The metallographic structure of the reinforcement is composed of “ferrite+pearlite” at the edge and center, with no bainite or edge tempering structure that would negatively impact its service performance.
3.2.2 Fine crystallization technology
Japan has a long history of studying fine crystallization technology, which involves combining large deformation rolling with dynamic recrystallization to refine the grain structure. This has led to the development of ultra-high strength seismic reinforcement with a strength range of 685-980MPa, which is considered to be at an international advanced level.
In contrast, China is focusing on combining deformation and phase transformation to achieve grain refinement.
Fine grained steel bars have been noted for their wide range of cyclic plastic deformation and low probability of cracking during material deformation. Additionally, these bars have higher cyclic toughness and lower cycle fatigue life compared to waste heat treated steel bars. Furthermore, ultra-fine grained steel has better weldability than ferrite pearlite steel.
However, there are still some limitations in the practical application of fine grained steel bars. These include strict requirements for equipment and workpiece size, uneven microstructure and properties due to deformation and uneven cooling of large-sized bars, and a decrease in the strength yield ratio due to a higher increase in yield strength than tensile strength when the grain size is too small. Fine grained steel also has low corrosion resistance due to its fine grain structure and increased number of grain boundaries.
Therefore, further development of the fine crystallization technology is necessary.
Three common methods for producing high-strength steel bars are microalloying, fine crystallization, and waste heat treatment.
Compared to the other two processes, microalloyed steel bars have the advantage of stable performance, low sensitivity to strain aging, and good welding performance.
Waste heat treated steel bars are produced by quenching hot rolling steel bars, resulting in improved strength. This process is resource and energy efficient, leading to lower production costs.
Fine grained reinforcement is capable of meeting both strength and toughness requirements for seismic reinforcement.

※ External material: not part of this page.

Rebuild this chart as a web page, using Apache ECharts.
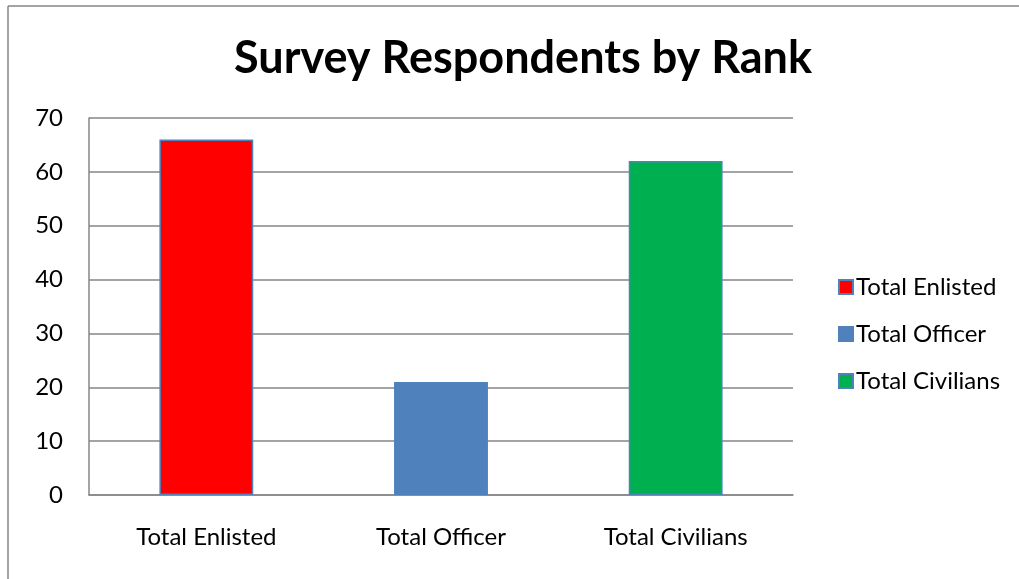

Despite these advancements, there are still some challenges in the above processes, including:
- The high production cost of microalloying technology;
- The low ductility, weldability, mechanical connection performance, and construction adaptability of waste heat treatment reinforcement;
- The complexity of fine crystallization technology and the low strength yield ratio of reinforcement.
Therefore, to produce high-strength steel bars, it is crucial to effectively combine microalloying, fine crystallization, and waste heat treatment technologies based on actual application needs and cost-effectiveness. This will not only reduce the addition of alloy elements and lower production costs, but also significantly enhance the mechanical properties of steel bars.